Begin

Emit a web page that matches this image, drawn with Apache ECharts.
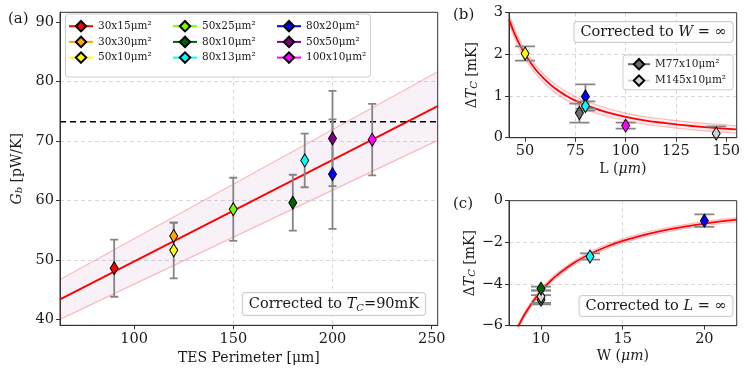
<!DOCTYPE html>
<html><head><meta charset="utf-8">
<script src="https://cdn.jsdelivr.net/npm/echarts@6/dist/echarts.min.js"></script>
<style>html,body{margin:0;padding:0;background:#fff}#chart{width:748px;height:373px}</style>
</head><body><div id="chart"></div>
<script>
// ---------- panel (a) data ----------
const devices = ['30x15μm²','30x30μm²','50x10μm²','50x25μm²','80x10μm²','80x13μm²','80x20μm²','50x50μm²','100x10μm²'];
const perimeter = [90, 120, 120, 150, 180, 186, 200, 200, 220];
const gb = [48.6, 54.0, 51.6, 58.5, 59.6, 66.7, 64.4, 70.4, 70.2];
const gbErr = [4.8, 2.2, 4.7, 5.3, 4.7, 4.5, 9.2, 8.0, 6.0];
const fitP = [62.7, 253];
const fitG = [43.36, 75.83];
const fitGUpper = [46.7, 81.6];
const fitGLower = [40.0, 70.07];
const gbLimit = 73.2;
const aRangeX = [62.7, 253];
const aRangeY = [39, 91.6];
const aTicksX = [100, 150, 200, 250];
const aTicksY = [40, 50, 60, 70, 80, 90];

// ---------- panel (b) data ----------
const bNames = ['M77x10μm²', '50x10μm²', '80x20μm²', '80x13μm²', '100x10μm²', 'M145x10μm²'];
const bL = [77, 50, 80, 80, 100, 145];
const bDT = [0.59, 2.02, 0.99, 0.76, 0.29, 0.10];
const bErr = [0.23, 0.17, 0.29, 0.11, 0.07, 0.17];
const bCurveL = [42, 45, 48, 50, 55, 60, 65, 70, 75, 80, 90, 100, 110, 120, 135, 155];
const bCurveT = [2.84, 2.47, 2.17, 2.0, 1.65, 1.39, 1.18, 1.02, 0.89, 0.78, 0.62, 0.5, 0.41, 0.35, 0.27, 0.2];
const bCurveUpper = [2.95, 2.58, 2.28, 2.11, 1.75, 1.49, 1.28, 1.12, 0.99, 0.88, 0.72, 0.59, 0.5, 0.44, 0.36, 0.285];
const bCurveLower = [2.73, 2.36, 2.06, 1.9, 1.55, 1.29, 1.08, 0.92, 0.79, 0.68, 0.52, 0.41, 0.32, 0.26, 0.18, 0.11];
const bRangeX = [42, 155.2];
const bRangeY = [0, 3.0001];
const bTicksX = [50, 75, 100, 125, 150];
const bTicksY = [0, 1, 2, 3];

// ---------- panel (c) data ----------
const cNames = ['M77x10μm²', 'M145x10μm²', '80x10μm²', '80x13μm²', '80x20μm²'];
const cW = [10, 10, 10, 13, 20];
const cDT = [-4.75, -4.6, -4.22, -2.68, -0.96];
const cErr = [0.22, 0.3, 0.1, 0.15, 0.3];
const cCurveW = [8.4, 8.63, 9, 9.5, 10, 10.5, 11, 12, 13, 14, 15, 16.5, 18, 20, 22];
const cCurveT = [-6.35, -6.0, -5.45, -4.85, -4.33, -3.92, -3.56, -2.99, -2.56, -2.21, -1.93, -1.6, -1.35, -1.1, -0.91];
const cCurveUpper = [-6.25, -5.9, -5.35, -4.75, -4.23, -3.82, -3.46, -2.89, -2.46, -2.11, -1.83, -1.5, -1.25, -1.0, -0.81];
const cCurveLower = [-6.45, -6.1, -5.55, -4.95, -4.43, -4.02, -3.66, -3.09, -2.66, -2.31, -2.03, -1.7, -1.45, -1.2, -1.01];
const cRangeX = [8.04, 21.98];
const cRangeY = [-6, 0];
const cTicksX = [10, 15, 20];
const cTicksY = [-6, -4, -2, 0];

// ---------- layout & styles ----------
const gridBoxes = [
  {left: 60, top: 12.3, width: 377.7, height: 313},
  {left: 509, top: 12.7, width: 227.7, height: 125},
  {left: 509, top: 200.7, width: 227.7, height: 125}
];
const colorOf = {
  '30x15μm²': '#ff0000', '30x30μm²': '#ffa500', '50x10μm²': '#ffff00',
  '50x25μm²': '#7cfc00', '80x10μm²': '#006400', '80x13μm²': '#00ffff',
  '80x20μm²': '#0000ff', '50x50μm²': '#800080', '100x10μm²': '#ff00ff',
  'M77x10μm²': '#6e6e6e', 'M145x10μm²': '#d3d3d3'
};
const FONT = 'DejaVu Serif';
const TXT = '#1a1a1a';
const SPINE = '#333';
const richMath = {
  i: {fontFamily: FONT, fontStyle: 'italic', fontSize: 14, color: TXT},
  s: {fontFamily: FONT, fontStyle: 'italic', fontSize: 10, color: TXT, verticalAlign: 'bottom', lineHeight: 10, padding: [6, 0, 0, 0]}
};
const minus = v => String(v).replace('-', '\u2212');

function makeAxis(gridIndex, range, ticks, extra) {
  return Object.assign({
    type: 'value', gridIndex, min: range[0], max: range[1],
    axisLine: {show: true, onZero: false, lineStyle: {color: SPINE, width: 1}},
    axisTick: {show: true, length: 4, customValues: ticks, lineStyle: {color: SPINE}},
    axisLabel: {customValues: ticks, showMinLabel: true, showMaxLabel: true, hideOverlap: false,
      fontFamily: FONT, fontSize: 14.5, color: TXT, margin: 6, formatter: minus},
    splitLine: {show: true, showMinLine: false, showMaxLine: false,
      lineStyle: {color: '#d4d4d4', type: [4, 3], width: 0.9}},
    nameLocation: 'middle',
    nameTextStyle: {fontFamily: FONT, fontSize: 14, color: TXT, rich: richMath}
  }, extra);
}

function bandSeries(ax, xs, up, lo, fill) {
  return {
    type: 'custom', xAxisIndex: ax, yAxisIndex: ax, clip: true, silent: true, z: 1,
    data: [[xs[0], up[0]]],
    renderItem: (p, api) => {
      const top = xs.map((x, i) => api.coord([x, up[i]]));
      const bot = xs.map((x, i) => api.coord([x, lo[i]])).reverse();
      return {type: 'polygon', shape: {points: top.concat(bot)}, style: {fill}};
    }
  };
}
function lineSeries(ax, xs, ys, color, width, smooth, z, dash) {
  return {
    type: 'line', xAxisIndex: ax, yAxisIndex: ax, silent: true, symbol: 'none', smooth: smooth ? 0.4 : false,
    data: xs.map((x, i) => [x, ys[i]]), z, clip: true, animation: false,
    lineStyle: {color, width, type: dash || 'solid'}, emphasis: {disabled: true}
  };
}
function errSeries(ax, xs, ys, es, capHalf) {
  return {
    type: 'custom', xAxisIndex: ax, yAxisIndex: ax, clip: true, silent: true, z: 3,
    data: xs.map((x, i) => [x, ys[i], es[i]]),
    renderItem: (p, api) => {
      const x = api.value(0), y = api.value(1), e = api.value(2);
      const a = api.coord([x, y + e]), b = api.coord([x, y - e]);
      const st = {stroke: '#858585', lineWidth: 1.8};
      return {type: 'group', children: [
        {type: 'line', shape: {x1: a[0], y1: a[1], x2: b[0], y2: b[1]}, style: st},
        {type: 'line', shape: {x1: a[0] - capHalf, y1: a[1], x2: a[0] + capHalf, y2: a[1]}, style: st},
        {type: 'line', shape: {x1: b[0] - capHalf, y1: b[1], x2: b[0] + capHalf, y2: b[1]}, style: st}
      ]};
    }
  };
}
function markerSeries(ax, name, x, y) {
  return {
    type: 'line', name, xAxisIndex: ax, yAxisIndex: ax, data: [[x, y]], z: 5,
    symbol: 'diamond', symbolSize: [8, 13], showSymbol: true, clip: false, silent: true,
    color: colorOf[name],
    itemStyle: {color: colorOf[name], borderColor: '#000', borderWidth: 1},
    lineStyle: {color: colorOf[name], width: 1.5},
    emphasis: {disabled: true}, animation: false
  };
}

const series = [];
// panel (a)
devices.forEach((d, i) => series.push(markerSeries(0, d, perimeter[i], gb[i])));
series.push(bandSeries(0, fitP, fitGUpper, fitGLower, 'rgba(150,60,150,0.07)'));
series.push(lineSeries(0, fitP, fitGUpper, 'rgba(255,0,0,0.25)', 1.2, false, 2));
series.push(lineSeries(0, fitP, fitGLower, 'rgba(255,0,0,0.25)', 1.2, false, 2));
series.push(lineSeries(0, fitP, fitG, '#ff0000', 1.8, false, 2));
series.push(lineSeries(0, aRangeX, [gbLimit, gbLimit], '#000', 1.5, false, 2, [6, 4]));
series.push(errSeries(0, perimeter, gb, gbErr, 4));
// panel (b)
series.push(bandSeries(1, bCurveL, bCurveUpper, bCurveLower, 'rgba(255,90,130,0.10)'));
series.push(lineSeries(1, bCurveL, bCurveUpper, 'rgba(255,0,0,0.25)', 1.2, true, 2));
series.push(lineSeries(1, bCurveL, bCurveLower, 'rgba(255,0,0,0.25)', 1.2, true, 2));
series.push(lineSeries(1, bCurveL, bCurveT, '#ff0000', 1.8, true, 2));
series.push(errSeries(1, bL, bDT, bErr, 10));
bNames.forEach((n, i) => series.push(markerSeries(1, n, bL[i], bDT[i])));
// panel (c)
series.push(bandSeries(2, cCurveW, cCurveUpper, cCurveLower, 'rgba(255,90,130,0.10)'));
series.push(lineSeries(2, cCurveW, cCurveUpper, 'rgba(255,0,0,0.25)', 1.2, true, 2));
series.push(lineSeries(2, cCurveW, cCurveLower, 'rgba(255,0,0,0.25)', 1.2, true, 2));
series.push(lineSeries(2, cCurveW, cCurveT, '#ff0000', 1.8, true, 2));
series.push(errSeries(2, cW, cDT, cErr, 10));
cNames.forEach((n, i) => series.push(markerSeries(2, n, cW[i], cDT[i])));

const legendBase = {
  orient: 'vertical', top: 20, padding: 0, itemGap: 3.3, itemWidth: 24, itemHeight: 13,
  selectedMode: false, z: 6,
  textStyle: {fontFamily: FONT, fontSize: 10.5, color: TXT}
};
const legends = [
  Object.assign({}, legendBase, {left: 68, data: devices.slice(0, 3)}),
  Object.assign({}, legendBase, {left: 172, data: devices.slice(3, 6)}),
  Object.assign({}, legendBase, {left: 276, data: devices.slice(6, 9)}),
  Object.assign({}, legendBase, {left: 623, top: 55, padding: [3, 7, 3, 4], itemGap: 4, itemWidth: 22,
    backgroundColor: 'rgba(255,255,255,0.85)', borderColor: '#cccccc', borderWidth: 1, borderRadius: 3,
    data: ['M77x10μm²', 'M145x10μm²']})
];

function boxText(cx, cy, text) {
  return {
    type: 'text', x: cx, y: cy, z: 10,
    style: {
      text, fontFamily: FONT, fontSize: 14.5, fill: TXT, align: 'center', verticalAlign: 'middle',
      backgroundColor: 'rgba(255,255,255,0.85)', borderColor: '#cccccc', borderWidth: 1, borderRadius: 3,
      padding: [3, 6, 2, 6],
      rich: {
        i: {fontFamily: FONT, fontStyle: 'italic', fontSize: 14.5, fill: TXT},
        s: {fontFamily: FONT, fontStyle: 'italic', fontSize: 10, fill: TXT, padding: [7, 0, 0, 0]}
      }
    }
  };
}
// plot frames (spines) drawn above everything inside the plots
const frames = gridBoxes.map(g => ({
  type: 'rect', z: 8, silent: true,
  shape: {x: g.left, y: g.top, width: g.width, height: g.height},
  style: {fill: 'none', stroke: SPINE, lineWidth: 1}
}));

const option = {
  animation: false,
  backgroundColor: '#fff',
  grid: gridBoxes.map(g => Object.assign({containLabel: false, outerBoundsMode: 'none'}, g)),
  xAxis: [
    makeAxis(0, aRangeX, aTicksX, {name: 'TES Perimeter [μm]', nameGap: 23}),
    makeAxis(1, bRangeX, bTicksX, {name: 'L ({i|μm})', nameGap: 25}),
    makeAxis(2, cRangeX, cTicksX, {name: 'W ({i|μm})', nameGap: 24})
  ],
  yAxis: [
    makeAxis(0, aRangeY, aTicksY, {name: '{i|G}{s|b} [pW/K]', nameGap: 27}),
    makeAxis(1, bRangeY, bTicksY, {name: 'Δ{i|T}{s|C} [mK]', nameGap: 30}),
    makeAxis(2, cRangeY, cTicksY, {name: 'Δ{i|T}{s|C} [mK]', nameGap: 30})
  ],
  legend: legends,
  graphic: frames.concat([
    {type: 'rect', z: 3, shape: {x: 65.5, y: 14, width: 305, height: 63, r: 3},
      style: {fill: 'rgba(255,255,255,0.9)', stroke: '#cccccc', lineWidth: 1}},
    {type: 'text', x: 8, y: 12, style: {text: '(a)', fontFamily: FONT, fontSize: 15, fill: TXT}},
    {type: 'text', x: 453, y: 8, style: {text: '(b)', fontFamily: FONT, fontSize: 15, fill: TXT}},
    {type: 'text', x: 453, y: 197, style: {text: '(c)', fontFamily: FONT, fontSize: 15, fill: TXT}},
    boxText(334, 304, 'Corrected to {i|T}{s|C}=90mK'),
    boxText(653.5, 32, 'Corrected to {i|W} = ∞'),
    boxText(656, 306, 'Corrected to {i|L} = ∞')
  ]),
  series
};
const chart = echarts.init(document.getElementById('chart'), null, {renderer: 'canvas'});
chart.setOption(option);
</script></body></html>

End

EXERCISE REQUIREMENTS:
Return exactly what appears from the opening line of the material through the line with "const bTicksY = [0, 1, 2, 3];", apart from the pictures.

EXPECTED OUTPUT:
Emit a web page that matches this image, drawn with Apache ECharts.
<!DOCTYPE html>
<html><head><meta charset="utf-8">
<script src="https://cdn.jsdelivr.net/npm/echarts@6/dist/echarts.min.js"></script>
<style>html,body{margin:0;padding:0;background:#fff}#chart{width:748px;height:373px}</style>
</head><body><div id="chart"></div>
<script>
// ---------- panel (a) data ----------
const devices = ['30x15μm²','30x30μm²','50x10μm²','50x25μm²','80x10μm²','80x13μm²','80x20μm²','50x50μm²','100x10μm²'];
const perimeter = [90, 120, 120, 150, 180, 186, 200, 200, 220];
const gb = [48.6, 54.0, 51.6, 58.5, 59.6, 66.7, 64.4, 70.4, 70.2];
const gbErr = [4.8, 2.2, 4.7, 5.3, 4.7, 4.5, 9.2, 8.0, 6.0];
const fitP = [62.7, 253];
const fitG = [43.36, 75.83];
const fitGUpper = [46.7, 81.6];
const fitGLower = [40.0, 70.07];
const gbLimit = 73.2;
const aRangeX = [62.7, 253];
const aRangeY = [39, 91.6];
const aTicksX = [100, 150, 200, 250];
const aTicksY = [40, 50, 60, 70, 80, 90];

// ---------- panel (b) data ----------
const bNames = ['M77x10μm²', '50x10μm²', '80x20μm²', '80x13μm²', '100x10μm²', 'M145x10μm²'];
const bL = [77, 50, 80, 80, 100, 145];
const bDT = [0.59, 2.02, 0.99, 0.76, 0.29, 0.10];
const bErr = [0.23, 0.17, 0.29, 0.11, 0.07, 0.17];
const bCurveL = [42, 45, 48, 50, 55, 60, 65, 70, 75, 80, 90, 100, 110, 120, 135, 155];
const bCurveT = [2.84, 2.47, 2.17, 2.0, 1.65, 1.39, 1.18, 1.02, 0.89, 0.78, 0.62, 0.5, 0.41, 0.35, 0.27, 0.2];
const bCurveUpper = [2.95, 2.58, 2.28, 2.11, 1.75, 1.49, 1.28, 1.12, 0.99, 0.88, 0.72, 0.59, 0.5, 0.44, 0.36, 0.285];
const bCurveLower = [2.73, 2.36, 2.06, 1.9, 1.55, 1.29, 1.08, 0.92, 0.79, 0.68, 0.52, 0.41, 0.32, 0.26, 0.18, 0.11];
const bRangeX = [42, 155.2];
const bRangeY = [0, 3.0001];
const bTicksX = [50, 75, 100, 125, 150];
const bTicksY = [0, 1, 2, 3];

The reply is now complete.